> Figure scripts
┌──

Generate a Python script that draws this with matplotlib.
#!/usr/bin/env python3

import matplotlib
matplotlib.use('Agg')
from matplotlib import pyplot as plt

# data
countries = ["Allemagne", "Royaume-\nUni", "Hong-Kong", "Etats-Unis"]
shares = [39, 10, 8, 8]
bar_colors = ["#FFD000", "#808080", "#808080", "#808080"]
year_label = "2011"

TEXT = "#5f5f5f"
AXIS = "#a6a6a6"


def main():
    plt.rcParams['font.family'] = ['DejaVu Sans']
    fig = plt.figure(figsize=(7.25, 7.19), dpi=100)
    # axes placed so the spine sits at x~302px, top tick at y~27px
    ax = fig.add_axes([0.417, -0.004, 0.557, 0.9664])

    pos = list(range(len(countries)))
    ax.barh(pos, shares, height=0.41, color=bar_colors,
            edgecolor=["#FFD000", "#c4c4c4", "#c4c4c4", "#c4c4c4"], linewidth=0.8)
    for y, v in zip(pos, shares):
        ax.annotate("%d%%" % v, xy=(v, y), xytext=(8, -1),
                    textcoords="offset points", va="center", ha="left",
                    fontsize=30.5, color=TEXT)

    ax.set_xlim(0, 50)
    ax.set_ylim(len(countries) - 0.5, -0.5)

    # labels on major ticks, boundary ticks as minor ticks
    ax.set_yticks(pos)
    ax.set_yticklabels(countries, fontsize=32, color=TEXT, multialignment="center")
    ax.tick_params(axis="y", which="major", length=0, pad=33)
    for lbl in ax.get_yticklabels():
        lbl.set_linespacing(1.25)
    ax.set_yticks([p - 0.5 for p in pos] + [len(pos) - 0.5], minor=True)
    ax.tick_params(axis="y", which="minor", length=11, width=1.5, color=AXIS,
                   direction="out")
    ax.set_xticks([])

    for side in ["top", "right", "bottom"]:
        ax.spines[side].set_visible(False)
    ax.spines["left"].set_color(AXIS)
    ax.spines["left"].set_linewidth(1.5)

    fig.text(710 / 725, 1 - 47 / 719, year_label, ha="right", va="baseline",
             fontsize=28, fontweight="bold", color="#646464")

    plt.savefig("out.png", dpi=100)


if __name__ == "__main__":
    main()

└──
┌──

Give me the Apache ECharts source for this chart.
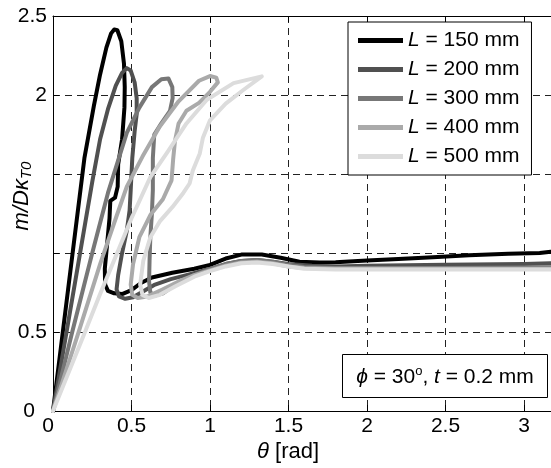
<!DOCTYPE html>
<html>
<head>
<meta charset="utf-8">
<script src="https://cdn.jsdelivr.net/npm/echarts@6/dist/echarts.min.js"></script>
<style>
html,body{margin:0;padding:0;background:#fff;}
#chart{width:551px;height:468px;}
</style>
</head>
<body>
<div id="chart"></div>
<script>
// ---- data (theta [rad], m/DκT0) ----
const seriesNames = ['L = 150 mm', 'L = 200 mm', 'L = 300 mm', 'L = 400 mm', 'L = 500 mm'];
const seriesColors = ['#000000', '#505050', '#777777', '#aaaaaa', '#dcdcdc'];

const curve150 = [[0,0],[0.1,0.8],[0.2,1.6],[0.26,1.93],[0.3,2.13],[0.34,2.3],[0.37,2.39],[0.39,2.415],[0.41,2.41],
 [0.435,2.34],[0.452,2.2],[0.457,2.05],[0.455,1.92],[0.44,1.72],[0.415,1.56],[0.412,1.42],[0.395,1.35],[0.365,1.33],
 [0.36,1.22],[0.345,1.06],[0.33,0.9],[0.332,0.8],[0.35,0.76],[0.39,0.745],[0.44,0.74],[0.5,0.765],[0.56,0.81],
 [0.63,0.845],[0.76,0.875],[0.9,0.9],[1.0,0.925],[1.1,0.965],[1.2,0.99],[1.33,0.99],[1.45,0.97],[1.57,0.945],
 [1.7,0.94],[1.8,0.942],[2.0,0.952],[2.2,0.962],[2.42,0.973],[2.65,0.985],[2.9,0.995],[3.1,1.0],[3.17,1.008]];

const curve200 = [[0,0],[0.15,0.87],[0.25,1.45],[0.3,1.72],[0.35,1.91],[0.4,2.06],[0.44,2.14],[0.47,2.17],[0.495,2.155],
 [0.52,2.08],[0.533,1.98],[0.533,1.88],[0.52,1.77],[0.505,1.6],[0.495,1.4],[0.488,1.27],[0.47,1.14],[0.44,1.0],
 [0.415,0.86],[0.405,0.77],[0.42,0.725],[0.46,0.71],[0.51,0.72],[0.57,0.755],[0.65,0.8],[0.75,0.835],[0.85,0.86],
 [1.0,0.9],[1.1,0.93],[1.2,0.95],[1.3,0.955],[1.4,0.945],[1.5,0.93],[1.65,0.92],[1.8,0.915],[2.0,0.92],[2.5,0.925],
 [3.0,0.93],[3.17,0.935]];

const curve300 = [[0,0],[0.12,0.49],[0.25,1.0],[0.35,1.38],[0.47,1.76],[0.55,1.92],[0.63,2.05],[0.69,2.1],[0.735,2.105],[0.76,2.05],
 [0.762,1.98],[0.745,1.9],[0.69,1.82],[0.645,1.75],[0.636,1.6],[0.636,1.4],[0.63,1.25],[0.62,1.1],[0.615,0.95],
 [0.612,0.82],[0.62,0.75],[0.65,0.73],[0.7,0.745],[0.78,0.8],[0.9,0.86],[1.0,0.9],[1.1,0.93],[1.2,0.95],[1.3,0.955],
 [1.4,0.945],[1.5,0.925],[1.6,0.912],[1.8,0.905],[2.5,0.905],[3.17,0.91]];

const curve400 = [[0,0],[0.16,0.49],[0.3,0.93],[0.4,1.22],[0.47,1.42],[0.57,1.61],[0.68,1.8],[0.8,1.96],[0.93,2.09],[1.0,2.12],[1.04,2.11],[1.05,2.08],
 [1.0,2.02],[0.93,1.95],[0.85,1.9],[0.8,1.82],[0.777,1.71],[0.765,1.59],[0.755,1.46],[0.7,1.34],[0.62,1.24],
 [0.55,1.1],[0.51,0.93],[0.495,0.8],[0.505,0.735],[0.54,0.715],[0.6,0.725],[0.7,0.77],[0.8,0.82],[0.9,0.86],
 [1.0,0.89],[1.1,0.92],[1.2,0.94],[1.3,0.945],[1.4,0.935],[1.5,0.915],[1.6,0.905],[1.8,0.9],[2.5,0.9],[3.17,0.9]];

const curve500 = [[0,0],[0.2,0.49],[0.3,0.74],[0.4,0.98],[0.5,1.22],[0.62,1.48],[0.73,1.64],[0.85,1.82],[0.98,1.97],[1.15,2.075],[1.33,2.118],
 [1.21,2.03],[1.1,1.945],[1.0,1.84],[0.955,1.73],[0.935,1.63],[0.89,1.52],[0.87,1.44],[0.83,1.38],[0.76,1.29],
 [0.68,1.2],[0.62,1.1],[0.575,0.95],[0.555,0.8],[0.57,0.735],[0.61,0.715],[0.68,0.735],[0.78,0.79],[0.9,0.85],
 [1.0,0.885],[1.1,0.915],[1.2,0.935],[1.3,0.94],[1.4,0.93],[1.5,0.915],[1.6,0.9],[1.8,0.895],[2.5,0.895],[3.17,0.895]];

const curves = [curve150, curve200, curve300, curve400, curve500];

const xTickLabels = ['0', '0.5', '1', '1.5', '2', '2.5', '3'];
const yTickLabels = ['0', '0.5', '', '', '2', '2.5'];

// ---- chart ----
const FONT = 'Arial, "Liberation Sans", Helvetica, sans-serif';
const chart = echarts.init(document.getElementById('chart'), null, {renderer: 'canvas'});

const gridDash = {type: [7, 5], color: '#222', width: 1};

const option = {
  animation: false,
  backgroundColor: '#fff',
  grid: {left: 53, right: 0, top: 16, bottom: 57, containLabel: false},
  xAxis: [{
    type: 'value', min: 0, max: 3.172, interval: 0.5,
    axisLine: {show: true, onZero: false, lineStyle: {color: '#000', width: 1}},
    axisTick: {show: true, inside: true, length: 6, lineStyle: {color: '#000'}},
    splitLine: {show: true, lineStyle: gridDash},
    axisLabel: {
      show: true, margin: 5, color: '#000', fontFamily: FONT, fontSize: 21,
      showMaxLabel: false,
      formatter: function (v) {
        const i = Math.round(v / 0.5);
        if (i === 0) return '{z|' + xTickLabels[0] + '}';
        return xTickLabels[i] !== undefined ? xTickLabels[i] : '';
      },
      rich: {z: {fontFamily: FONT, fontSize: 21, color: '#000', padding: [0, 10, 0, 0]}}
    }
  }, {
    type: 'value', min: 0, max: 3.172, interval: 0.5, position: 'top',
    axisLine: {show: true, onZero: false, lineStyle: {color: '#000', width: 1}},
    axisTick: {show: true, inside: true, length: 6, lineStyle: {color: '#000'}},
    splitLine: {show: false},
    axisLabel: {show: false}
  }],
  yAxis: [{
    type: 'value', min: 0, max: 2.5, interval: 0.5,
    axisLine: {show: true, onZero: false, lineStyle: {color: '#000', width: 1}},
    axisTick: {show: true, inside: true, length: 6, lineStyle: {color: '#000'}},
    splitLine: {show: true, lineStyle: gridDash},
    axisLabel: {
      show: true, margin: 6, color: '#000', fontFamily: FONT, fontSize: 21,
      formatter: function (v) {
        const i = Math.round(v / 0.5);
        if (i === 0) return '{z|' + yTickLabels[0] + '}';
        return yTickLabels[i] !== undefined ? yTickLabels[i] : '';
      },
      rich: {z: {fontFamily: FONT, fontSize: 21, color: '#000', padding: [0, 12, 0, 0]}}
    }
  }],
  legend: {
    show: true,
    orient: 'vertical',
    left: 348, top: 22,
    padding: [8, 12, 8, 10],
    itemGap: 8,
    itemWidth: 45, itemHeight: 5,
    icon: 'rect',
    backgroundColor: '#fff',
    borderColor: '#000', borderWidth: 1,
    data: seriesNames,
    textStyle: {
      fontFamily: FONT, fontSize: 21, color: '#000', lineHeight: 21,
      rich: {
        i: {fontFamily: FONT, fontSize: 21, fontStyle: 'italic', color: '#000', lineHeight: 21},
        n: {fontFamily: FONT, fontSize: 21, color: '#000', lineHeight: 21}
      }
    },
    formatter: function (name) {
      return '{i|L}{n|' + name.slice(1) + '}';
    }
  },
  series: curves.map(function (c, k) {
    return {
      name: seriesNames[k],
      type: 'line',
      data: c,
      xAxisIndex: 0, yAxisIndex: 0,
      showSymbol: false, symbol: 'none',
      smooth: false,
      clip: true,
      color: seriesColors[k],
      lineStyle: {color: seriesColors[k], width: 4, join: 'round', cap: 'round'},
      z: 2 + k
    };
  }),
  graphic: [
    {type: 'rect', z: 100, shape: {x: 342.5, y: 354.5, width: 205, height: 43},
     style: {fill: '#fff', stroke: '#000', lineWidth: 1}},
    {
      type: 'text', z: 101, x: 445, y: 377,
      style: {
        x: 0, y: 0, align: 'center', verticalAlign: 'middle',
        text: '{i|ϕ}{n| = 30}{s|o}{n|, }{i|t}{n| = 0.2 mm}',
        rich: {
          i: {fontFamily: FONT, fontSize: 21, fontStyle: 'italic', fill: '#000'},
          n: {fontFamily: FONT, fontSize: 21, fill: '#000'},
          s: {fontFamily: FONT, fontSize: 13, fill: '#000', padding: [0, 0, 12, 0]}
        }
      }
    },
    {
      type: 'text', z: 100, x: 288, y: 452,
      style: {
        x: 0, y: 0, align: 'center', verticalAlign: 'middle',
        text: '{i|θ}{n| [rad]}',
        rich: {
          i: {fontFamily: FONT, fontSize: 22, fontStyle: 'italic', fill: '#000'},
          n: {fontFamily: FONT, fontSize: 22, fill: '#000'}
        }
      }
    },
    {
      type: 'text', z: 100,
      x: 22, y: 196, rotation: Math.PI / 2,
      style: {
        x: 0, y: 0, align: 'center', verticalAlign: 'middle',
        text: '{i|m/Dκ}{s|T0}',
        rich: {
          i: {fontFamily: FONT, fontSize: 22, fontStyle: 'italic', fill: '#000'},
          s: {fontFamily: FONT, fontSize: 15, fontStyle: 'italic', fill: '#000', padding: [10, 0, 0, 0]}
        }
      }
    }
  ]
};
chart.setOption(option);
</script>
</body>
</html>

└──
┌──

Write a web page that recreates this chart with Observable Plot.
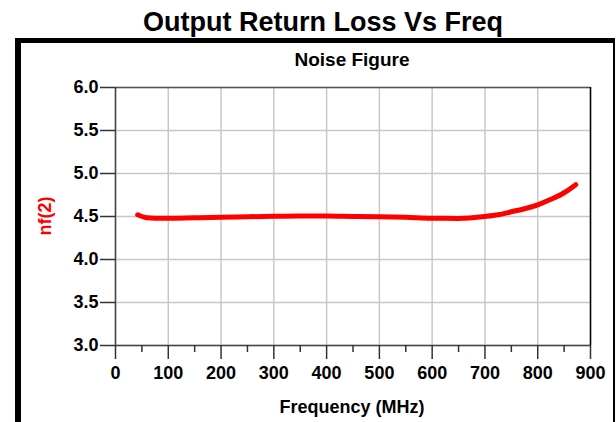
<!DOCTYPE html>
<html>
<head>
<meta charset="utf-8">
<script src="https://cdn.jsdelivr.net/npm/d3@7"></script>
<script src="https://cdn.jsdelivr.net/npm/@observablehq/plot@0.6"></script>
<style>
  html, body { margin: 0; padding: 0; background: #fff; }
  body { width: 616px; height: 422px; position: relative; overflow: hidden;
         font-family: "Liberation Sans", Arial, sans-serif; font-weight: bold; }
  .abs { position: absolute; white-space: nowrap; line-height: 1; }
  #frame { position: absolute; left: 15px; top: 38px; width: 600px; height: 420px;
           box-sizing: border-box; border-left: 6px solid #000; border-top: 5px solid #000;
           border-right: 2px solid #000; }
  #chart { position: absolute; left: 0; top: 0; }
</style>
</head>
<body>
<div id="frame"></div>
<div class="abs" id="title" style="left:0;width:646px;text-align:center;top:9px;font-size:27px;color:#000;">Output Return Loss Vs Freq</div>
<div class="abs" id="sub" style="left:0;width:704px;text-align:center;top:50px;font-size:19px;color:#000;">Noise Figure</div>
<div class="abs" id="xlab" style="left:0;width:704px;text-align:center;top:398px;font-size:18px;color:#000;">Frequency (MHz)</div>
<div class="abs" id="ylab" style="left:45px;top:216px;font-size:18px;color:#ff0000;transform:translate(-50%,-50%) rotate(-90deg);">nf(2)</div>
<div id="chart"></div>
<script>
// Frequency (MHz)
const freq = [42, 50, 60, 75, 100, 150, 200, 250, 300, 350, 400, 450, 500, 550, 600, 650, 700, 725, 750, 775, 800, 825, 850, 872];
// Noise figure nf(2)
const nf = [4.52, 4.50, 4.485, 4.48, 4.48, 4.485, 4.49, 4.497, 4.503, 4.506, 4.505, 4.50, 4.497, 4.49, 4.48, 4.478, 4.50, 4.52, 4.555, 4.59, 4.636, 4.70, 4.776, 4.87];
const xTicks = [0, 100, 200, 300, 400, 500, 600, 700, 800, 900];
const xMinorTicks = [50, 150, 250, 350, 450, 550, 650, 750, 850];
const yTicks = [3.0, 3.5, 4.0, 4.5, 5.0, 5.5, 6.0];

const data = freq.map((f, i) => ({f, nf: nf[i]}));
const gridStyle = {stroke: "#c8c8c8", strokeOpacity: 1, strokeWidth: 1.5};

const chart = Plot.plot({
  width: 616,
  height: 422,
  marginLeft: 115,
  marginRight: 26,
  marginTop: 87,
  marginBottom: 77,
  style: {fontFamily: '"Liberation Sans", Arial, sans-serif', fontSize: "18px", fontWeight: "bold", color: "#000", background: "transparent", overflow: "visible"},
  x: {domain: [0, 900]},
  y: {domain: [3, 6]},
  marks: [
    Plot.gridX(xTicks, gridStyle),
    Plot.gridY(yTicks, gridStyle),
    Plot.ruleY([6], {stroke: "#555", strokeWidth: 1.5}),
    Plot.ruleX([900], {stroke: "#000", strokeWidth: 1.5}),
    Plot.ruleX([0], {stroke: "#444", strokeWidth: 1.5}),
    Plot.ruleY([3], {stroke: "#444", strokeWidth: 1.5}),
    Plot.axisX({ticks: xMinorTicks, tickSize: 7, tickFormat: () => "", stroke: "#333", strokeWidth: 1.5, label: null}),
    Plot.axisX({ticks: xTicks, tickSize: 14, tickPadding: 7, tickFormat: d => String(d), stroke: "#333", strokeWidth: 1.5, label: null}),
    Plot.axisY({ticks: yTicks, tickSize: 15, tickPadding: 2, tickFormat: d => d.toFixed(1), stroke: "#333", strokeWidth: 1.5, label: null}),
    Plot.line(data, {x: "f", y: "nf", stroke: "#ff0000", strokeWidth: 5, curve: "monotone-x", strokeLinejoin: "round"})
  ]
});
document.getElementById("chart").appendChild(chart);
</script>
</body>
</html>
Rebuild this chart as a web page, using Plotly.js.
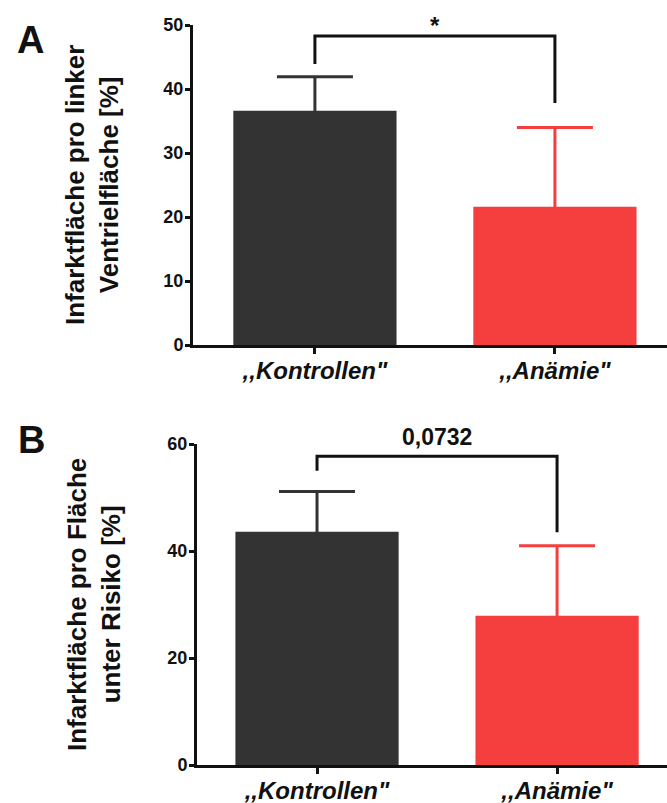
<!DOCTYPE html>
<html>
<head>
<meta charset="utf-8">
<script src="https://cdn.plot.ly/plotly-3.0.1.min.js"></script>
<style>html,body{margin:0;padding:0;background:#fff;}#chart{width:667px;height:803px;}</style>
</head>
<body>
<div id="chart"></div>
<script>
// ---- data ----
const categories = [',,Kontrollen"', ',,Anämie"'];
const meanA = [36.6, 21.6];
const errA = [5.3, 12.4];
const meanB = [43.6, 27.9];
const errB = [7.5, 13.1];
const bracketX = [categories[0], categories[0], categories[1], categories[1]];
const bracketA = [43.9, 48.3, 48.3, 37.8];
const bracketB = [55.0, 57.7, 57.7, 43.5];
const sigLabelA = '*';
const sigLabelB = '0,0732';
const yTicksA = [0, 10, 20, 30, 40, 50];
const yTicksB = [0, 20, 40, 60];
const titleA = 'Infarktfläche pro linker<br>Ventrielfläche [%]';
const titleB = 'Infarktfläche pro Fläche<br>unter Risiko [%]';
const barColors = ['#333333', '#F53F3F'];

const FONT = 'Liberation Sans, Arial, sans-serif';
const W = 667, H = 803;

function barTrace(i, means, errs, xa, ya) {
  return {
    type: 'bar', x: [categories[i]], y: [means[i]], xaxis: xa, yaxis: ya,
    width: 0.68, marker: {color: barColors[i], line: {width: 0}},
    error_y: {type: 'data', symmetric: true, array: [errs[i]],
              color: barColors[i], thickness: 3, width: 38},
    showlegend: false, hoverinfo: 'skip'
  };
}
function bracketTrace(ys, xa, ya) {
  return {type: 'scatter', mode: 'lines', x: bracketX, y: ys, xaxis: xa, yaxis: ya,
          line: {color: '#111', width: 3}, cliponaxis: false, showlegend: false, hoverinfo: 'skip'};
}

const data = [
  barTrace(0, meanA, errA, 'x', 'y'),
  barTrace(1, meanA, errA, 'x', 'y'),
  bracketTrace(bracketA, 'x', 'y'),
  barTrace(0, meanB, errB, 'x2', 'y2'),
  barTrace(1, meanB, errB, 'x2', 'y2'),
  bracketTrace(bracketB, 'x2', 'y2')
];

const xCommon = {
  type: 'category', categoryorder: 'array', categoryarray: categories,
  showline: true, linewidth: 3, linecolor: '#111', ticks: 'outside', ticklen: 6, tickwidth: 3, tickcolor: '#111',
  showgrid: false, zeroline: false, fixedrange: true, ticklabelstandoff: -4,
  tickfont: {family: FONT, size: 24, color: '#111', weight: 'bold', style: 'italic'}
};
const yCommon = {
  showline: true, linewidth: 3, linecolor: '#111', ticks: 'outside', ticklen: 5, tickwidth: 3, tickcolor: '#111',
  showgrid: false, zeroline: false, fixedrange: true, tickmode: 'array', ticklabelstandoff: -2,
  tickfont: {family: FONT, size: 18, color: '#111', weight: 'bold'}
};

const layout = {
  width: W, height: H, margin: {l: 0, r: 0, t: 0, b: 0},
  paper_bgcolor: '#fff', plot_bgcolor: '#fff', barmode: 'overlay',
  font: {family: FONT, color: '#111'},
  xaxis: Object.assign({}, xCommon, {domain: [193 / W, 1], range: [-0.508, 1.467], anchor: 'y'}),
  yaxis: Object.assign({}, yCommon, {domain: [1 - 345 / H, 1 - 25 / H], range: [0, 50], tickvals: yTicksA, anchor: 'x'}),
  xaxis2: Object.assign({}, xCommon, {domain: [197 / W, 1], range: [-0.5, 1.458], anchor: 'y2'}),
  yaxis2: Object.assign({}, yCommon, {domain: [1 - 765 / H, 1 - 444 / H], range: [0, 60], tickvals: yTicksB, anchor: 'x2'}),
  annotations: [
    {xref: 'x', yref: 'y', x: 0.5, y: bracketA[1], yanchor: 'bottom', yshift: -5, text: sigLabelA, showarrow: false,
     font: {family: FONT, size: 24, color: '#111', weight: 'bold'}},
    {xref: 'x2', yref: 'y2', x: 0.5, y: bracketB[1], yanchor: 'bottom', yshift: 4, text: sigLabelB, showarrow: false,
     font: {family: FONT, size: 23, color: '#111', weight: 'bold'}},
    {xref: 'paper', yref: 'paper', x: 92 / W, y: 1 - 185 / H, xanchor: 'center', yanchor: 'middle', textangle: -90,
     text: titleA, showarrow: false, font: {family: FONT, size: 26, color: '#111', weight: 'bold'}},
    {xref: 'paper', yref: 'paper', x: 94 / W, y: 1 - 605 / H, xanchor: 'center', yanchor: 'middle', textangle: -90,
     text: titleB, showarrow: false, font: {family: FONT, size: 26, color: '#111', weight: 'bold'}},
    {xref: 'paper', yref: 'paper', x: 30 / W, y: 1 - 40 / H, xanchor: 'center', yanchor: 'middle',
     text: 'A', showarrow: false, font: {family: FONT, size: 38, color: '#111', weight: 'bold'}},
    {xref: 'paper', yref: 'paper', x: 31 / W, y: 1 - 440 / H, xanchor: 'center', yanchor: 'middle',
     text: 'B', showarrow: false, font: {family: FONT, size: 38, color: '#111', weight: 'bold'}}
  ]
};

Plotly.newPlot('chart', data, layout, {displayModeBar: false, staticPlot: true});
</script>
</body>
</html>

└──

> EXERCISE
Using the data above, print only the lines starting at the one with "Give me the" and ending at the one with "['#000000', '#505050', '#777777', '#aaaaaa', '#dcdcdc'];", exactly as they stand, minus the pictures.

> WRITTEN ANSWER
Give me the Apache ECharts source for this chart.
<!DOCTYPE html>
<html>
<head>
<meta charset="utf-8">
<script src="https://cdn.jsdelivr.net/npm/echarts@6/dist/echarts.min.js"></script>
<style>
html,body{margin:0;padding:0;background:#fff;}
#chart{width:551px;height:468px;}
</style>
</head>
<body>
<div id="chart"></div>
<script>
// ---- data (theta [rad], m/DκT0) ----
const seriesNames = ['L = 150 mm', 'L = 200 mm', 'L = 300 mm', 'L = 400 mm', 'L = 500 mm'];
const seriesColors = ['#000000', '#505050', '#777777', '#aaaaaa', '#dcdcdc'];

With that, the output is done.